Appendix 1: Initial Language Philosophy

I believe that my language is my voice, my way of making meaning in the world. It is my culture, a force which shapes me and which I mold into new situations on a daily basis. I believe as a language teacher, understanding that language and culture are powerfully linked means that I must observe how powerfully power plays a role in the language classroom.

There are no rights and wrongs, no absolutes in language. There is “mine,” “yours,” “ours.”

Works Cited

Bartolome, L. (1998). Understanding Academic Discourses. In L. Bartolome, The Misteaching of Academic Discourses: The Politics of Language (pp. 1-15). Toronto, Canada: Harper Collins.

Bizzell, P. (1978). The Ethos of Academic Discourse. College Composition and Communication, 29 (4), 351-355.

Butler, J. (1997). On Linguistic Violence. In J. Butler, Excitable Speech: A Politics of the Performative (pp. 1-42). New York, NY: Routledge.

Declaration of Independence – Text Transcript. (n.d.). Retrieved from National Archives and Website Administration: http://www.archives.gov/exhibits/charters/declaration_transcript.html

Freire, P. (1984). The Politics of Education: Culture, Power and Liberation. Westport, CT: Bergin & Garvey Paperback.

Giroux, H. (2011).
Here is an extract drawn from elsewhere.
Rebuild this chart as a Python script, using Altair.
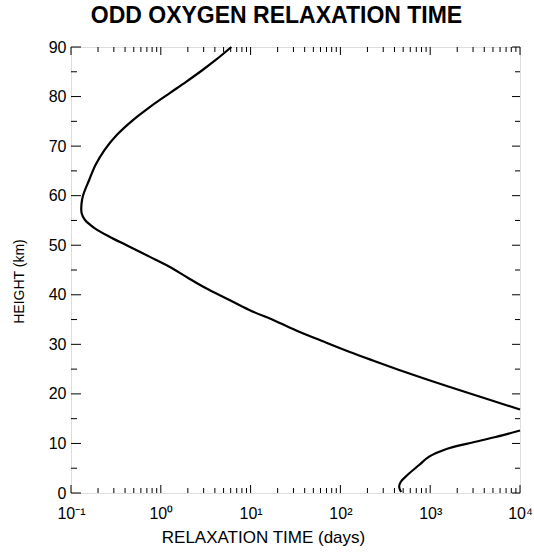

On Critical Pedagogy. New York, NY: The Continuum International Publishing Group.

hooks, b. (1994). Teaching New Worlds/New Words. In b. hooks, Teaching to Transgress: Education as the Practice of Freedom (pp. 167-176). New York, NY: Routledge.

Macedo, D. (2000). The Colonialism of the English Only Movement. Educational Researcher , 29 (3), 15-24.

Ravitch, D. (1985). Politicization and the Schools: The Case of Bilingual Education. Proceedings of the American Philosophical Society , 129 (2), 254-262.

Tannen, D. (1998). Talk in the Intimate Relationship: His and Hers. In J. Coates, Language and gender: A reader (pp. 435-445). Oxford, UK: Blackwell Publishers.